With Zames Gone, Race to Succeed Dimon at JPMorgan Is Wide OpenBy
Former chief operating officer joins Staley, Winters, Scharf
Erdoes, Pinto, Smith and Lake seen as candidates for CEO spot
The speculation ended Thursday, when Zames said he’ll leave the bank because he wants to run his own business. With that, Zames, 46, joined the ranks of possible successors Dimon has outlasted, including Jes Staley, Bill Winters, Charles Scharf and Frank Bisignano, former top executives at JPMorgan who moved on to become CEOs at other banks and finance companies.
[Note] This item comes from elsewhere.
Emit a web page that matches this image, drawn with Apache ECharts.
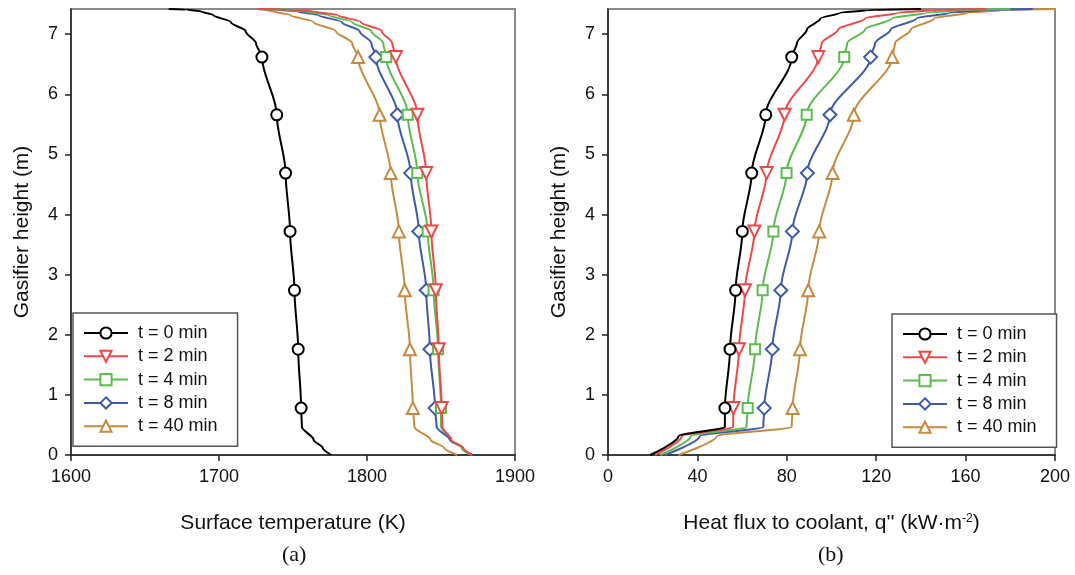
<!DOCTYPE html>
<html><head><meta charset="utf-8">
<script src="https://cdn.jsdelivr.net/npm/echarts@6/dist/echarts.min.js"></script>
<style>html,body{margin:0;padding:0;background:#fff}#c{width:1075px;height:575px}</style>
</head><body><div id="c"></div>
<script>
const seriesNames = ['t = 0 min', 't = 2 min', 't = 4 min', 't = 8 min', 't = 40 min'];
const yTicks = [0, 1, 2, 3, 4, 5, 6, 7];

// (a) surface temperature (K) vs gasifier height (m)
const heightsA = [0, 0.12, 0.25, 0.47, 0.78, 1.76, 2.74, 3.72, 4.69, 5.66, 6.62, 6.85, 7.05, 7.2, 7.32, 7.38, 7.41, 7.42];
const markerIdxA = [4, 5, 6, 7, 8, 9, 10];
const tempT0  = [1776, 1770, 1764, 1756, 1755.5, 1753.5, 1751, 1748, 1745, 1739, 1729, 1725, 1718, 1708, 1696, 1688, 1678, 1666];
const tempT2  = [1871, 1865, 1857, 1851, 1850.5, 1848.5, 1846.5, 1843.5, 1840, 1834, 1819.5, 1817, 1810, 1796, 1780, 1764, 1746, 1726];
const tempT4  = [1870, 1864, 1857, 1850, 1850, 1848, 1845, 1841, 1834, 1827.5, 1813, 1811, 1803, 1790, 1774, 1758, 1742, 1726];
const tempT8  = [1871.5, 1864, 1856, 1847, 1846, 1842.5, 1840, 1835, 1829.5, 1820.5, 1806, 1803, 1795, 1783, 1767, 1753, 1738, 1726];
const tempT40 = [1861, 1852, 1843, 1832, 1831, 1829, 1825.5, 1821.5, 1816, 1808.5, 1794, 1790, 1779, 1764, 1748, 1737, 1730, 1726];

// (b) heat flux to coolant (kW/m2) vs gasifier height (m)
const heightsB = [0, 0.31, 0.47, 0.78, 1.76, 2.74, 3.72, 4.69, 5.66, 6.62, 6.85, 7.08, 7.26, 7.36, 7.40, 7.42];
const markerIdxB = [3, 4, 5, 6, 7, 8, 9];
const fluxT0  = [18.8, 31.5, 52.3, 52.3, 54.6, 57.1, 60.1, 64.3, 70.6, 82.2, 84.5, 89, 95, 104, 116, 140];
const fluxT2  = [21, 33, 56, 56.1, 58.6, 61.3, 65.5, 71, 79, 94.1, 95.6, 103, 115, 130, 145, 169];
const fluxT4  = [23.3, 37, 62, 62.5, 65.8, 69.2, 74, 79.9, 88.9, 105.7, 107, 115, 127, 142.6, 157, 180];
const fluxT8  = [25.5, 41, 69.5, 69.9, 73.5, 77.3, 82.5, 89.2, 99.3, 117.5, 119.5, 126.5, 138, 153, 168, 190];
const fluxT40 = [31.5, 48.6, 82.2, 82.6, 85.9, 89.6, 94.5, 100.5, 110, 127.2, 128.4, 135.5, 146, 161, 176, 200];

const colors = ['#000000', '#f04848', '#5cbc4e', '#3d5aad', '#c78a40'];
const symbols = ['circle', 'triangle', 'rect', 'diamond', 'triangle'];
const symbolRot = [0, 180, 0, 0, 0];
const symbolSizes = [11, 12, 10, 13, 12];

const FONT = 'Liberation Sans, Arial, sans-serif';

function makeSeries(values, heights, markers, i, gi) {
  return {
    type: 'line',
    name: seriesNames[i],
    xAxisIndex: gi, yAxisIndex: gi,
    data: values.map((v, k) => [v, heights[k]]),
    smooth: 0.3,
    smoothMonotone: 'y',
    showAllSymbol: true,
    symbol: symbols[i],
    symbolRotate: symbolRot[i],
    symbolSize: (val, p) => markers.indexOf(p.dataIndex) >= 0 ? symbolSizes[i] : 0,
    color: colors[i],
    lineStyle: { color: colors[i], width: 2 },
    itemStyle: { color: '#ffffff', borderColor: colors[i], borderWidth: 2 },
    emphasis: { disabled: true },
    z: 10 - i
  };
}

const tempSets = [tempT0, tempT2, tempT4, tempT8, tempT40];
const fluxSets = [fluxT0, fluxT2, fluxT4, fluxT8, fluxT40];
const series = [];
tempSets.forEach((s, i) => series.push(makeSeries(s, heightsA, markerIdxA, i, 0)));
fluxSets.forEach((s, i) => series.push(makeSeries(s, heightsB, markerIdxB, i, 1)));

const axisLineStyle = { color: '#222', width: 1.5 };
function xAxis(gi, min, max, interval, name) {
  return {
    type: 'value', gridIndex: gi, min: min, max: max, interval: interval,
    axisLine: { show: true, onZero: false, lineStyle: axisLineStyle },
    axisTick: { show: true, inside: false, length: 6, lineStyle: axisLineStyle },
    axisLabel: { fontSize: 18, color: '#111', margin: 13, fontFamily: FONT, formatter: v => String(v) },
    splitLine: { show: false },
    name: name, nameLocation: 'middle', nameGap: 58,
    nameTextStyle: { fontSize: 21, color: '#111', fontFamily: FONT,
      rich: { sup: { fontSize: 12, verticalAlign: 'top', color: '#111', fontFamily: FONT, padding: [0, 0, 8, 0] } } }
  };
}
function yAxis(gi) {
  return {
    type: 'value', gridIndex: gi, min: 0, max: 7.42,
    axisLine: { show: true, onZero: false, lineStyle: axisLineStyle },
    axisTick: { show: true, inside: false, length: 6, lineStyle: axisLineStyle, customValues: yTicks },
    axisLabel: { fontSize: 18, color: '#111', margin: 13, fontFamily: FONT, customValues: yTicks },
    splitLine: { show: false },
    name: 'Gasifier height (m)', nameLocation: 'middle', nameGap: 38,
    nameTextStyle: { fontSize: 21, color: '#111', fontFamily: FONT }
  };
}
function legend(left, top) {
  return {
    left: left, top: top, orient: 'vertical',
    data: seriesNames,
    itemWidth: 44, itemHeight: 14, itemGap: 3.3,
    padding: [10, 20, 10, 10],
    borderColor: '#555', borderWidth: 1.5, backgroundColor: '#fff',
    textStyle: { fontSize: 18, color: '#111', fontFamily: FONT, lineHeight: 20, padding: [0, 0, 0, 5] },
    selectedMode: false
  };
}

const chart = echarts.init(document.getElementById('c'), null, { renderer: 'canvas' });
chart.setOption({
  animation: false,
  backgroundColor: '#fff',
  grid: [
    { left: 71, top: 9, width: 444, height: 446, show: true, borderColor: '#8a8a8a', borderWidth: 2, backgroundColor: 'transparent' },
    { left: 608, top: 9, width: 447, height: 446, show: true, borderColor: '#8a8a8a', borderWidth: 2, backgroundColor: 'transparent' }
  ],
  xAxis: [
    xAxis(0, 1600, 1900, 100, 'Surface temperature (K)'),
    xAxis(1, 0, 200, 40, 'Heat flux to coolant, q\'\' (kW\u00b7m{sup|-2})')
  ],
  yAxis: [yAxis(0), yAxis(1)],
  legend: [legend(73, 313), legend(892, 314)],
  series: series,
  graphic: [
    { type: 'text', left: 282, top: 544, style: { text: '(a)', fontSize: 22, fontFamily: 'Liberation Serif, Times New Roman, serif', fill: '#111' } },
    { type: 'text', left: 818, top: 544, style: { text: '(b)', fontSize: 22, fontFamily: 'Liberation Serif, Times New Roman, serif', fill: '#111' } }
  ]
});
</script>
</body></html>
Dimon, who’s 61 and has held the top job since 2005, has said he’d like to stay at New York-based JPMorgan for another five years or so -- and he’s joked he’ll keep saying that until the day he leaves. Dimon himself was pushed out at Citigroup Inc. two decades ago because then-CEO Sandy Weill wasn’t ready to let him take charge, Weill told the New York Times in 2010.
In his annual letter for 2009, Dimon emphasized the importance of maintaining a pipeline of people who could take over if necessary. Companies have been destroyed by poor succession planning, which “often seems more like a psychological drama or a Shakespearean tragedy,” Dimon wrote.
Joseph Evangelisti, a spokesman for the bank, declined to comment on Dimon’s possible successors.
So who’s next in line now that Zames is gone? Here are some candidates:
Mary Callahan Erdoes
Title: Asset & Wealth Management CEO
Erdoes has risen through the ranks since joining JPMorgan in 1996. Her division, which she’s run since 2009, earned a record $3.5 billion in pretax income last year, which has grown at an annualized rate of 7 percent for the past five years, according to the bank’s annual report. It’s responsible for just 12 percent of JPMorgan’s revenue, though. She was awarded $19 million in compensation for 2016, tying her for second place among named executives after Dimon, who got $28 million. One negative indicator: When Dimon shuffled management in the wake of the bank’s London Whale trading scandal, the younger Zames was promoted instead of her.
Daniel E. Pinto
Title: Corporate & Investment Bank CEO
Pinto advanced through the trading side of JPMorgan and is now responsible for businesses that generate 35 percent of the bank’s revenue. Like Erdoes, he was paid $19 million for 2016. Based in London, he was promoted to sole head of his unit in 2014, when Michael Cavanagh left. He’s a native of Argentina.
Gordon A. Smith
Title: Consumer & Community Banking CEO
Smith joined JPMorgan in 2007 from American Express Co. and initially ran the company’s credit-card services business before being promoted in the same 2012 shakeup that elevated Zames. His division turned in $9.7 billion in 2016 profit, or 38 percent of the firm’s total, second only to the investment bank. Under his stewardship, the bank refreshed its credit-card franchise, with last August’s introduction of the Sapphire Reserve card garnering so much interest that the firm temporarily ran out of materials to produce it. The card’s inducements also shaved hundreds of millions of dollars from profit. A potential drawback: Smith is just three years younger than Dimon, a gap that might be too narrow for the board to see him as a long-term successor.
Title: Chief Financial Officer
As CFO, Lake is well-known to investors and analysts, speaking about the bank’s results on quarterly earnings calls. Dimon has turned over much of the responsibility for them to her. In 2013, she told Marie Claire that her office was right next door to Dimon’s and they spoke several times a day. An accountant educated in England, she served as controller and CFO for some of the bank’s units before assuming her current role in 2013. Lake, who hasn’t run any of JPMorgan’s businesses, was paid $12.5 million for 2016.